Given problem :: From the listing that follows, reproduce only the lines from the one holding "Output the Python" through the one holding "from matplotlib.patches import", both included, with no pictures.

Data for this task ::

○ ○ ○ ○ ○ ○ ○

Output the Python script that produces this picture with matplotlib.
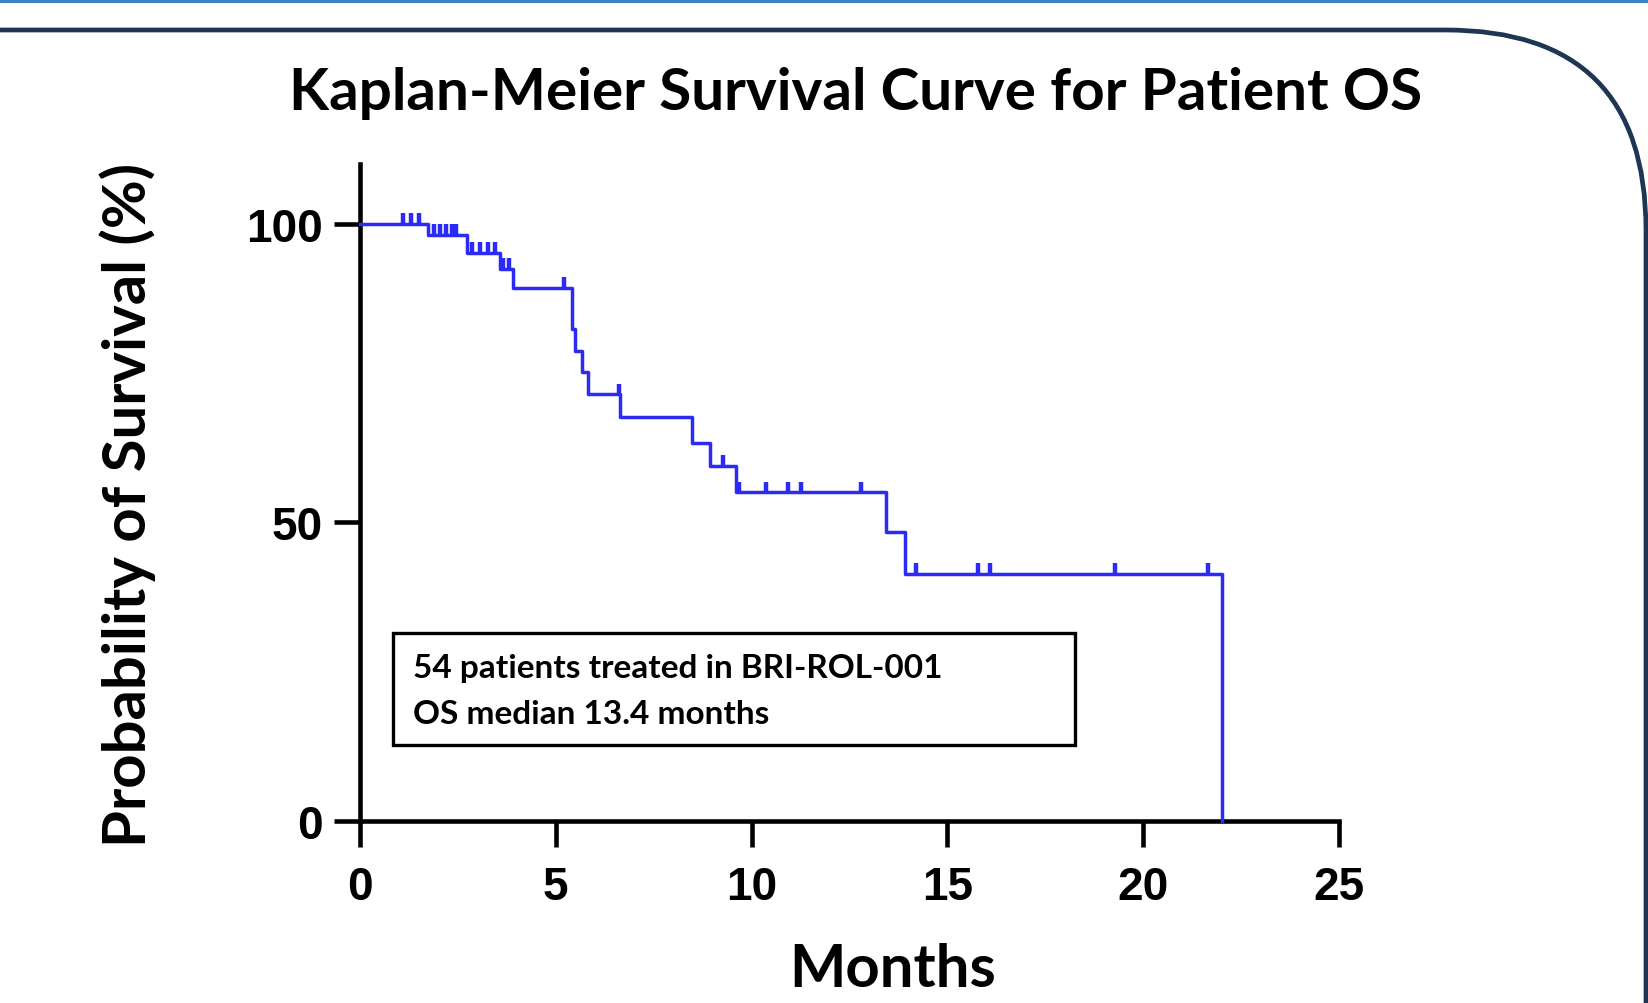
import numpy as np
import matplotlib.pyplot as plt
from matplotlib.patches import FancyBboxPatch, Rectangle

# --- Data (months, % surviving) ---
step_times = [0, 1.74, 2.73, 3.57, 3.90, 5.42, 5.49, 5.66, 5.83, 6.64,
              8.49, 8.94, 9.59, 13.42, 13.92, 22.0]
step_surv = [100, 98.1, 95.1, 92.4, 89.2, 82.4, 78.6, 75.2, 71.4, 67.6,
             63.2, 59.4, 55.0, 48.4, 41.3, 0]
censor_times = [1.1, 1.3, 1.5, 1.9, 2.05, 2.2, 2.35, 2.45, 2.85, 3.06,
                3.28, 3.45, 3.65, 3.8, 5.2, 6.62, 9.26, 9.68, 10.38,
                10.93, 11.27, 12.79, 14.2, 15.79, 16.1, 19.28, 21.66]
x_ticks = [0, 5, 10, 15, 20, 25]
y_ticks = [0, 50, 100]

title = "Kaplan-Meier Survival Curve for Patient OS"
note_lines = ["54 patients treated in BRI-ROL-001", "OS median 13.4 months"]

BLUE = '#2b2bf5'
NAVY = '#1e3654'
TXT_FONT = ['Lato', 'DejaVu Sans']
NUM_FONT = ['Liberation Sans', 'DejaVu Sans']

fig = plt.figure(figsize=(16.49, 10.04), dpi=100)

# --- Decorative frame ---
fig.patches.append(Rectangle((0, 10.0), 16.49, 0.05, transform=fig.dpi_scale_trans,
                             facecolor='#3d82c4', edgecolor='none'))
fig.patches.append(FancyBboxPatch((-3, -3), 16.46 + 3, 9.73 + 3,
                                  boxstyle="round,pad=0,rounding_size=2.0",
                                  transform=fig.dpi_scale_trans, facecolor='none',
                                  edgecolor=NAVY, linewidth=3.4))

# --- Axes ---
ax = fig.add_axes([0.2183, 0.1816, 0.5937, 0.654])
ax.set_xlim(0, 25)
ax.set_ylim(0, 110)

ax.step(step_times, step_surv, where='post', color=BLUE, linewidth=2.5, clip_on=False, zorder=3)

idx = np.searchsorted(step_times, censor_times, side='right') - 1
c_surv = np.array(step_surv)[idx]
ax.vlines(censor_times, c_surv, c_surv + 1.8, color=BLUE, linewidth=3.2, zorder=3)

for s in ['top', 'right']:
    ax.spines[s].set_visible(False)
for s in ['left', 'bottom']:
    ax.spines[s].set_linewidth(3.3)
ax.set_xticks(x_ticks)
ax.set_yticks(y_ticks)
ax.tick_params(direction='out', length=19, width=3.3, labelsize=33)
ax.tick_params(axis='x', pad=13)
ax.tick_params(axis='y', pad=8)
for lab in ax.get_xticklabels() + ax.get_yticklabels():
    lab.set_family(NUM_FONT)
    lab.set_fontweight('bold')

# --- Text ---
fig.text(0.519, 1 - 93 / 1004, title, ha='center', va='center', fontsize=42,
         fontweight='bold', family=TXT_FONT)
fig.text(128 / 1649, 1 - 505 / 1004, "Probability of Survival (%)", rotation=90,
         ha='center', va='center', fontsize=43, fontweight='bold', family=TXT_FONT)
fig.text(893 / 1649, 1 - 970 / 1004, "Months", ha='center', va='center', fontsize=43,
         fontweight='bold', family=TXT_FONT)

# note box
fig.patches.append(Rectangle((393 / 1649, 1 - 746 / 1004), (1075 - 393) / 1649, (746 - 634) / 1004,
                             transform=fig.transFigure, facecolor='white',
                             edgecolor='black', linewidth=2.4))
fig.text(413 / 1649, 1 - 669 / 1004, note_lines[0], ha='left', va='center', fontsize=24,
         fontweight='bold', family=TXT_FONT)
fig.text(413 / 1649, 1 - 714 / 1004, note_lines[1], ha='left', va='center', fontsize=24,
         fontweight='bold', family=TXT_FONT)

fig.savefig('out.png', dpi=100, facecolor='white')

○ ○ ○ ○ ○ ○ ○

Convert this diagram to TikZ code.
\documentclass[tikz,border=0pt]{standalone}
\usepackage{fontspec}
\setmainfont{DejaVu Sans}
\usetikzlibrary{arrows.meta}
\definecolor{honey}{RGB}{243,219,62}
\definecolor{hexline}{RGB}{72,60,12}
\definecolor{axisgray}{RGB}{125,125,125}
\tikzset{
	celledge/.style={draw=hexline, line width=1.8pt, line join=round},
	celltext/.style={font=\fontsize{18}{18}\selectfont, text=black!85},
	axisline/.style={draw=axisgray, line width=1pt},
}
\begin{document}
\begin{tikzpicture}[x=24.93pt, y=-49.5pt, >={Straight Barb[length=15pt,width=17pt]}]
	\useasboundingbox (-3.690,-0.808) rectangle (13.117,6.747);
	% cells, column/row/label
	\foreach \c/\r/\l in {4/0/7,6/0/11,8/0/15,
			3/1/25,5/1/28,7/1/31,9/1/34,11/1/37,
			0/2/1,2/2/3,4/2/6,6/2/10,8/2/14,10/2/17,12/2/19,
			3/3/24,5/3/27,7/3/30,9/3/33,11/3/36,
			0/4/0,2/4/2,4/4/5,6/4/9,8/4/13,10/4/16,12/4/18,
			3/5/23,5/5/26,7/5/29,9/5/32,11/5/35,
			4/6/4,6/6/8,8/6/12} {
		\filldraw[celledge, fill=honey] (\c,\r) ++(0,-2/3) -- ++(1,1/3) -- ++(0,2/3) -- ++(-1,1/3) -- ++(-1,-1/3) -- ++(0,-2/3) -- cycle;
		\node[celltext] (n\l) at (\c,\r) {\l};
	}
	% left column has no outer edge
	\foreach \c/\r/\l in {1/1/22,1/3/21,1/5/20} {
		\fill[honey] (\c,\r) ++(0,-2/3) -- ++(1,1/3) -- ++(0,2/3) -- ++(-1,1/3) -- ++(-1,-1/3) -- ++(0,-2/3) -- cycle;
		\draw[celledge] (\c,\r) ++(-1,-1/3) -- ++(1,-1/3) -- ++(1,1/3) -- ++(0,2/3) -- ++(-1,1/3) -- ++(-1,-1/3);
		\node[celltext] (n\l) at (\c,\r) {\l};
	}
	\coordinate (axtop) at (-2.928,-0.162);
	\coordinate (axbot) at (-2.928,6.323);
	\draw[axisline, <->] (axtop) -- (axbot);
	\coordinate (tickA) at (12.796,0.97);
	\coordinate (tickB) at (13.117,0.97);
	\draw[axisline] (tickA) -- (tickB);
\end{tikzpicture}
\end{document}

○ ○ ○ ○ ○ ○ ○

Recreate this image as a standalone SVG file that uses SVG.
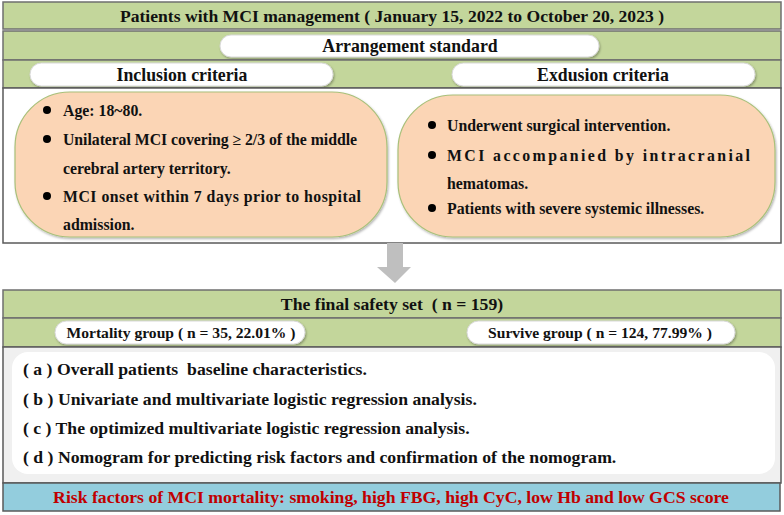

○ ○ ○ ○ ○ ○ ○

Answer to this task ::
Output the Python script that produces this picture with matplotlib.
import numpy as np
import matplotlib.pyplot as plt
from matplotlib.patches import FancyBboxPatch, Rectangle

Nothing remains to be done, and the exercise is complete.